After neighbors revolted over the 23 Oakwood concept, Atherton sent in a draft housing element last August in the old style—which is to say, an unserious proposal. None of the detached single-family homes that make up 98 percent of the city would be rezoned, new multifamily housing would be “built” on the grounds of local schools, and more than 80 percent of the state housing goals would be met by creating hundreds of accessory dwelling units in back yards and garages. In October, the state rejected the plan, taking issue with just about all of it.
Which is how Steph Curry wound up writing to the city’s mayor. In a new January draft of the housing element, 23 Oakwood was back on deck, along with another bundle of 18 properties the city thought could be rezoned to provide 19 multifamily dwellings, subject to an inclusionary zoning ordinance requiring that 20 percent of units be affordable. Atherton City Hall knew they had to get into compliance with the state’s housing officials, or risk Manhattanization.
“Recognizing the extreme housing shortage in California and the San Francisco Peninsula,” the document states, “the Town desires to do its part in meeting the assigned RHNA [state-mandated] production through rezoning nineteen single family properties to multifamily. This is a dramatic departure from the Town’s historic development pattern.”
Or, it would have been dramatic, anyway. After a four-hour, jam-packed afternoon meeting on Tuesday in which residents donned matching protest T-shirts and tears were shed, Atherton leaders abandoned the second rezoning project, Angela Swartz at Almanac reported, leaving the city rezoning just one single-family property to help build 348 units over the next decade: 23 Oakwood. (The rest of those units, the city says, will come from ADUs, split lots, and private schools.) It took 20 to 25 public meetings over two years, 10 community engagement sessions, and a number of resident-hosted meetings with invited city staff, and Atherton is going to rezone one (1!) parcel.
Here is where one begins to feel a tiny bit of sympathy for Stephen and Ayesha Curry. Why did a city of 7,800 people select this particular neighbor of the Curry family for its lone multifamily “district”? Nominally, because the owner has expressed interest in redevelopment—fair enough.

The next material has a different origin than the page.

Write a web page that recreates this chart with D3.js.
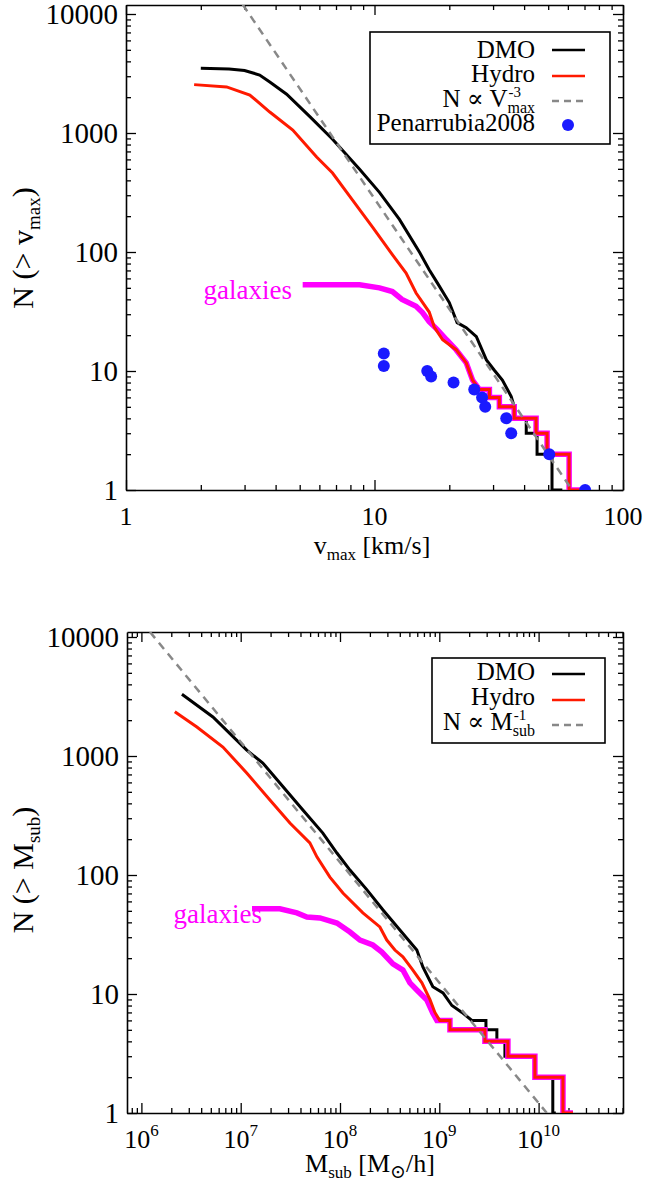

But it’s hard to ignore the fact that 23 Oakwood has something else going for it: It’s literally on the town line, adjacent to Redwood City, and therefore its eventual development will only annoy Atherton residents half as much as, say, an apartment building at the center of town.
In fact, some of the most trenchant commentary at the Jan. 18 meeting to discuss this plan came from a Redwood City resident, who said he had attended meetings for more than a year and opposed the 23 Oakwood project because he lived nearby. “The modus operandi in here seem to be, ‘How can we meet this mandate and change as little as possible?’ I feel like y’all tried to sharpshoot this instead of thinking ahead and doing the really hard job of broadly rezoning your town. That’s what [HCD] called for. You declined to include any property the town owns, no skin in the game, and instead opted for one actionable project that’s gonna net you three low-income units.”
As a result, the neighbor suggested, the housing element would fail to pass muster with the state—and Atherton would fall into a builder’s remedy bonanza. Two developers have already contacted the city manager about that.
Correction, February 1, 2023: This article originally stated Atherton has a CalTrain station. The station closed in 2020.